Mistanásia, a morte miserável – Evitá-la agora é mandatório

Por Clóvis Constantino

Muito se debate, no mundo da saúde, da ética e da bioética, os chamados conceitos tanatológicos, ou seja, relativos à morte. O brasileiro talvez esteja mais familiarizado com o da eutanásia, que é o ato intencional de proporcionar morte indolor com a finalidade de aliviar sofrimento intenso causado por doença grave, incurável em paciente em terminalidade de sua vida.

Outro é a ortotanásia, que significa não submeter o paciente a procedimentos invasivos fúteis e desnecessários; adotam-se os cuidados paliativos, isto é, alívio dos sintomas e também do sofrimento psicológico, afetivo, emocional e espiritual.

Cuidados paliativos (do latim “pallium”, manto para proteção) significam a atenção multiprofissional baseada em evidências, competente, especializada e humana. Atualmente, há crescente relação com a cultura de adoção do chamado testamento vital, abrangido pelas diretivas antecipadas de vontade, expressando a deliberação de um cidadão sobre o que quer que seja feito (ou não) em caso de eventualmente encontrar-se em processo de terminalidade com doença grave e incurável.

A ortotanásia, em suma, é a compreensão da finitude da vida, das limitações da ciência, do sentimento humanitário que compõe a assistência à saúde e o respeito à autonomia dos cidadãos.

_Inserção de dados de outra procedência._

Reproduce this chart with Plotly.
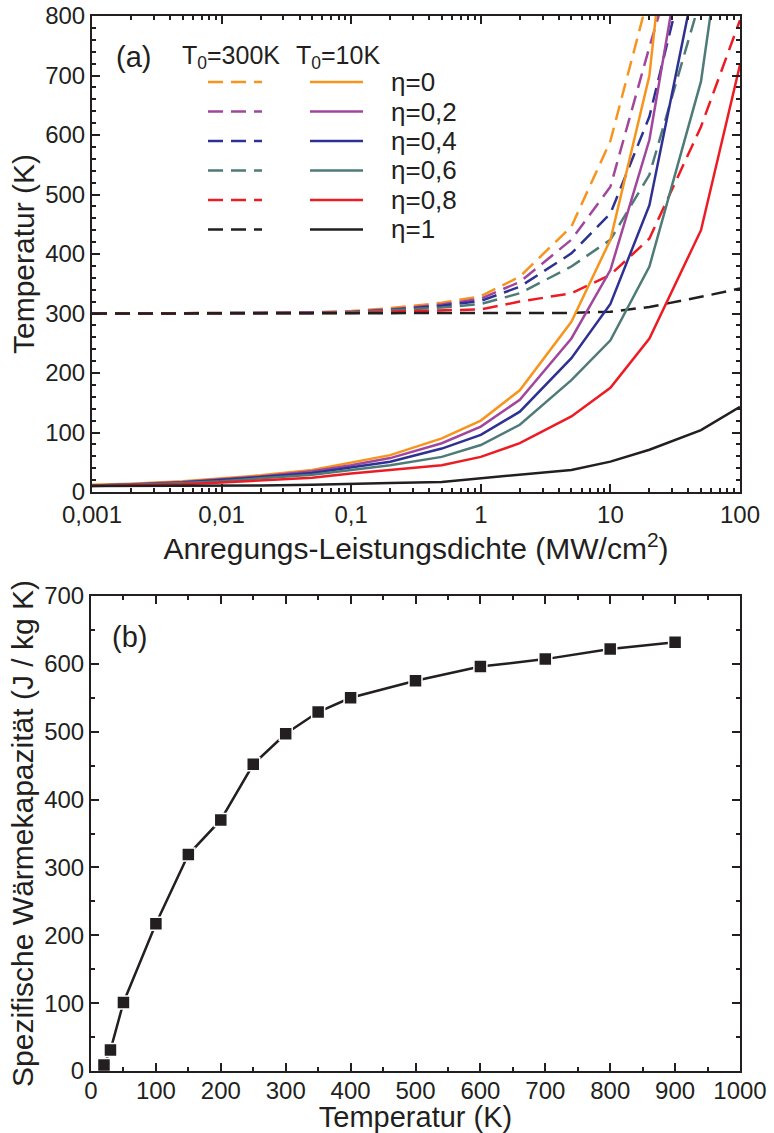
import plotly.graph_objects as go

# ---------------- data: panel (a) ----------------
power_density = [0.001, 0.002, 0.005, 0.01, 0.02, 0.05, 0.1, 0.2, 0.5, 1, 2, 5, 10, 20, 50, 100]
eta_labels = ["η=0", "η=0,2", "η=0,4", "η=0,6", "η=0,8", "η=1"]

# T0 = 10 K (solid)
T10_eta0 = [12, 14, 18, 23, 28, 37, 49, 62, 90, 120, 171, 286, 424, 700, 1500, 3000]
T10_eta02 = [11, 13, 17, 21, 26, 35, 45, 57, 82, 110, 155, 258, 373, 592, 1100, 2200]
T10_eta04 = [11, 12, 16, 20, 25, 32, 42, 51, 73, 96, 135, 225, 316, 482, 910, 1700]
T10_eta06 = [11, 12, 15, 18, 23, 29, 37, 45, 59, 79, 113, 188, 255, 379, 690, 1150]
T10_eta08 = [10, 11, 13, 16, 19, 24, 31, 37, 45, 59, 82, 127, 175, 258, 440, 718]
T10_eta1 = [10, 10, 10, 10, 11, 12, 13, 15, 17, 23, 30, 37, 51, 71, 104, 143]

# T0 = 300 K (dashed)
T300_eta0 = [300, 300, 300, 300, 301, 302, 304, 309, 318, 329, 362, 446, 590, 840, 1500, 3000]
T300_eta02 = [300, 300, 300, 300, 301, 302, 303, 307, 315, 325, 353, 424, 513, 748, 1040, 2000]
T300_eta04 = [300, 300, 300, 300, 300, 301, 302, 306, 313, 321, 345, 401, 468, 631, 987, 1800]
T300_eta06 = [300, 300, 300, 300, 300, 301, 302, 305, 310, 316, 334, 379, 424, 533, 832, 1500]
T300_eta08 = [300, 300, 300, 300, 300, 300, 301, 303, 305, 307, 320, 334, 365, 426, 614, 793]
T300_eta1 = [300, 300, 300, 300, 300, 300, 300, 300, 300, 300, 300, 301, 303, 311, 328, 342]

x_tick_vals = [0.001, 0.01, 0.1, 1, 10, 100]
x_tick_text = ["0,001", "0,01", "0,1", "1", "10", "100"]

# ---------------- data: panel (b) ----------------
temperature_b = [20, 30, 50, 100, 150, 200, 250, 300, 350, 400, 500, 600, 700, 800, 900]
heat_capacity = [9, 31, 101, 217, 319, 370, 452, 497, 529, 550, 575, 596, 607, 622, 632]

# ---------------- styling ----------------
W, H = 774, 1133
FONT = "Liberation Sans, Arial, Helvetica, sans-serif"
INK = "#231F20"
colors = ["#F7941D", "#A0479D", "#2E3192", "#4E7B78", "#ED1C24", "#231F20"]
DASH = "15px,8px"

solid_series = [T10_eta0, T10_eta02, T10_eta04, T10_eta06, T10_eta08, T10_eta1]
dashed_series = [T300_eta0, T300_eta02, T300_eta04, T300_eta06, T300_eta08, T300_eta1]


def px(x):
    return x / W


def py(y):
    return 1 - y / H


fig = go.Figure()

for i, ys in enumerate(dashed_series):
    fig.add_trace(go.Scatter(x=power_density, y=ys, mode="lines", name="T0=300K " + eta_labels[i],
                             line=dict(color=colors[i], width=2.5, dash=DASH),
                             xaxis="x", yaxis="y", showlegend=False, cliponaxis=True))
for i, ys in enumerate(solid_series):
    fig.add_trace(go.Scatter(x=power_density, y=ys, mode="lines", name="T0=10K " + eta_labels[i],
                             line=dict(color=colors[i], width=2.5),
                             xaxis="x", yaxis="y", showlegend=False, cliponaxis=True))

fig.add_trace(go.Scatter(x=temperature_b, y=heat_capacity, mode="lines+markers",
                         line=dict(color=INK, width=2.5),
                         marker=dict(symbol="square", size=13, color=INK, line=dict(color="white", width=1.5)),
                         xaxis="x2", yaxis="y2", showlegend=False, cliponaxis=False))

axis_common = dict(showline=True, linecolor=INK, linewidth=2, mirror="allticks",
                   ticks="inside", ticklen=8, tickwidth=1.5, tickcolor=INK,
                   showgrid=False, zeroline=False, automargin=False,
                   tickfont=dict(family=FONT, size=24, color=INK))
title_font = dict(family=FONT, size=30, color=INK)

minor_log = [m * 10 ** e for e in range(-3, 2) for m in range(2, 10)]

fig.update_layout(
    width=W, height=H,
    margin=dict(l=0, r=0, t=0, b=0),
    paper_bgcolor="white", plot_bgcolor="white",
    font=dict(family=FONT, color=INK),
    xaxis=dict(**axis_common, type="log", range=[-3, 2],
               domain=[px(92), px(740)], anchor="y",
               tickmode="array", tickvals=x_tick_vals, ticktext=x_tick_text,
               minor=dict(ticks="inside", ticklen=4, tickwidth=1.5, tickcolor=INK,
                          tickmode="array", tickvals=minor_log, showgrid=False),
               title=dict(text="Anregungs-Leistungsdichte (MW/cm<sup>2</sup>)", font=title_font, standoff=2)),
    yaxis=dict(**axis_common, range=[0, 800], domain=[py(492), py(16)], anchor="x",
               tickmode="linear", tick0=0, dtick=100,
               minor=dict(ticks="inside", ticklen=4, tickwidth=1.5, tickcolor=INK, dtick=20, showgrid=False),
               title=dict(text="Temperatur (K)", font=title_font, standoff=2)),
    xaxis2=dict(**axis_common, range=[0, 1000], domain=[px(91), px(740)], anchor="y2",
                tickmode="linear", tick0=0, dtick=100, ticklabelstandoff=-3,
                minor=dict(ticks="inside", ticklen=4, tickwidth=1.5, tickcolor=INK, dtick=50, showgrid=False),
                title=dict(text="Temperatur (K)", font=dict(family=FONT, size=29, color=INK), standoff=3)),
    yaxis2=dict(**axis_common, range=[0, 700], domain=[py(1071), py(596)], anchor="x2",
                tickmode="linear", tick0=0, dtick=100,
                minor=dict(ticks="inside", ticklen=4, tickwidth=1.5, tickcolor=INK, dtick=50, showgrid=False),
                title=dict(text="Spezifische Wärmekapazität (J / kg K)", font=title_font, standoff=2)),
)

# ---------------- legend (drawn in panel a) ----------------
row_y = [82, 111.5, 141, 170.5, 200, 229.5]
shapes = []
annotations = []
for i, ry in enumerate(row_y):
    shapes.append(dict(type="line", xref="paper", yref="paper", x0=px(208), x1=px(262), y0=py(ry), y1=py(ry),
                       line=dict(color=colors[i], width=2.5, dash=DASH)))
    shapes.append(dict(type="line", xref="paper", yref="paper", x0=px(310), x1=px(363), y0=py(ry), y1=py(ry),
                       line=dict(color=colors[i], width=2.5)))
    annotations.append(dict(xref="paper", yref="paper", x=px(389), y=py(ry), text=eta_labels[i],
                            showarrow=False, xanchor="left", yanchor="middle",
                            font=dict(family=FONT, size=26, color=INK)))

annotations.append(dict(xref="paper", yref="paper", x=px(114), y=py(57), text="(a)", showarrow=False,
                        xanchor="left", yanchor="middle", font=dict(family=FONT, size=29, color=INK)))
annotations.append(dict(xref="paper", yref="paper", x=px(180), y=py(57), text="T<sub>0</sub>=300K",
                        showarrow=False, xanchor="left", yanchor="middle",
                        font=dict(family=FONT, size=25, color=INK)))
annotations.append(dict(xref="paper", yref="paper", x=px(294), y=py(57), text="T<sub>0</sub>=10K",
                        showarrow=False, xanchor="left", yanchor="middle",
                        font=dict(family=FONT, size=25, color=INK)))
annotations.append(dict(xref="paper", yref="paper", x=px(110), y=py(637), text="(b)", showarrow=False,
                        xanchor="left", yanchor="middle", font=dict(family=FONT, size=29, color=INK)))

fig.update_layout(shapes=shapes, annotations=annotations)

fig.write_html("out.html",
               config={"displayModeBar": False},
               post_script="document.body.style.margin='0px';document.body.style.padding='0px';"
                           "document.documentElement.style.overflow='hidden';")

Existe um outro conceito que equivale ao contrário da ortotanásia: a distanásia, que é postergar o processo da morte inevitável, mantendo a vida biológica por meio de procedimentos tecnofarmacológicos obstinados, desnecessários e fúteis. É o sofrimento sustentado pela tecnologia.

Por fim, temos a mistanásia (do grego “mis”, distanciamento, infeliz e “thanatos”, morte), a morte miserável, por omissão, por negligência, por incompetência ou insuficiência na assistência à saúde.

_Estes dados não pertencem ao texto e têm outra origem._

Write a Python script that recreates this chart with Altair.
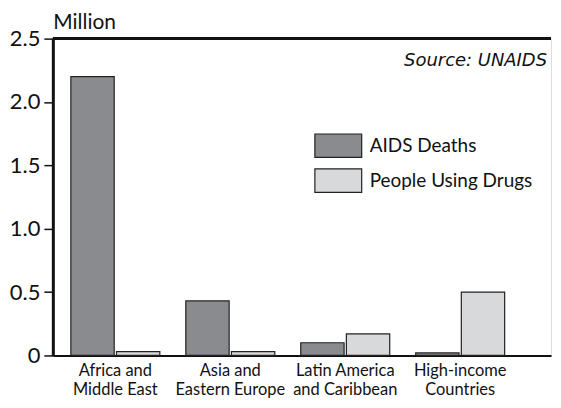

A Constituição traz a inviolabilidade da vida como um dos direitos fundamentais, garantindo a todos a igualdade perante a lei. O SUS, com seus 30 anos de existência, é exemplar, com claros princípios doutrinários –universalidade, integralidade e equidade. O Programa Nacional de Imunizações, transplantes, o pioneirismo do tratamento do HIV, as linhas de cuidados com diabetes e hipertensão, o tratamento contra a hepatite C, o Programa Saúde da Família, a distribuição de medicamentos são exemplos de ações admiradas em todo o mundo.

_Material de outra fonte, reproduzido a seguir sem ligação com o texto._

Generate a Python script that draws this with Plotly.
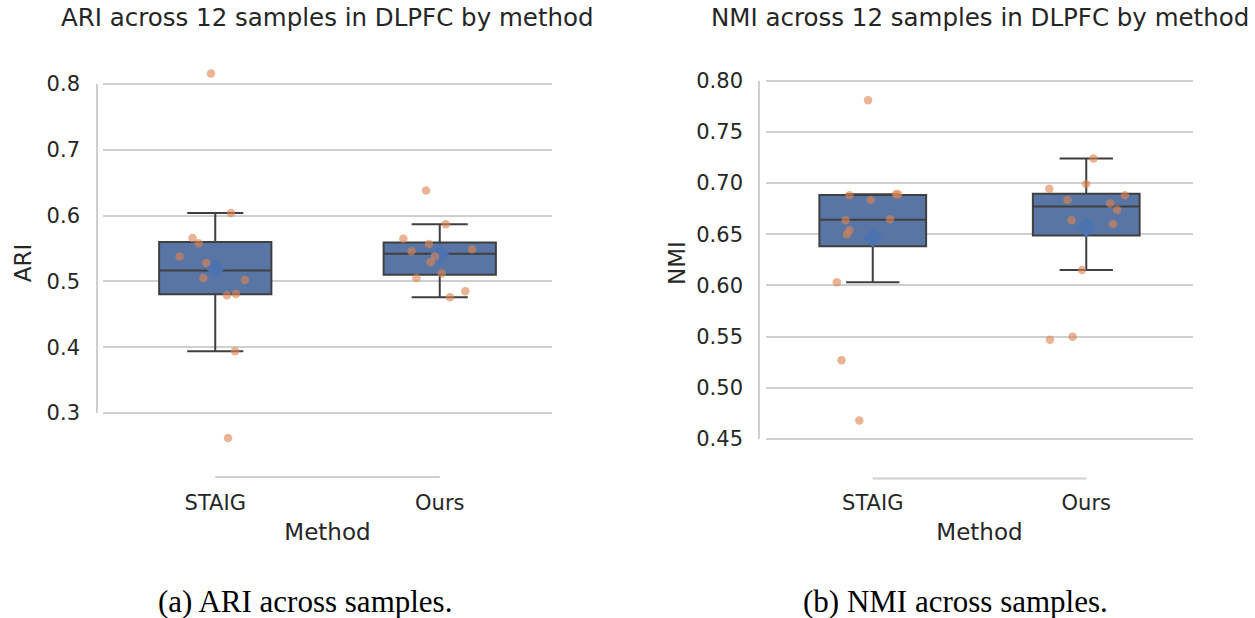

É claro que há graves problemas, como o sofrimento do povo nas filas, a permanência em macas em prontos-socorros e as longas esperas para consultas com especialistas.

Mas também há progressos, com ações pontuais de gestão para solucionar as dificuldades crônicas que abrangem insuficiência de equipamentos, insumos, recursos humanos e orçamentárias.

Na saúde, é fundamental agir com equidade no sentido de fazer o bem (beneficência) e desenvolver as práticas sem discriminação (não maleficência).

Chegamos a 2020. O planeta se deparou com a Covid-19. Com base no que aconteceu em outros países, o plano concentrou-se em evitar o congestionamento nas unidades de emergência e terapia intensiva por meio das acertadas medidas de distanciamento social a fim de reduzir a velocidade da transmissão do vírus com consequente acúmulo, em curto espaço de tempo, de casos graves. O impacto na opinião pública ao constatar sofrimento e óbitos em larga escala por falta de vagas seria estarrecedor. Sofrimento e cadáveres lado a lado.

Que podemos esperar a partir deste período crítico?

Evitar a mistanásia agora é mandatório; evitá-la sempre significará a tomada de consciência dos agentes públicos em estabelecer prioridades, como a saúde.

Assistência humanitária, financiamento, gestão, valorização e valoração dos profissionais são boa parte do que se espera. Afinal, o cidadão que adoece não é uma máquina avariada que requer reparos; é um ser humano completo.


*Clóvis Francisco Constantino, pediatra, doutor em bioética pela Universidade do Porto, professor de ética médica e bioética da Unisa, primeiro vice-presidente da Sociedade Brasileira de Pediatria, diretor da Associação Paulista de Medicina, membro da Câmara Técnica de Bioética do CFM, foi presidente do Cremesp (2003/2004).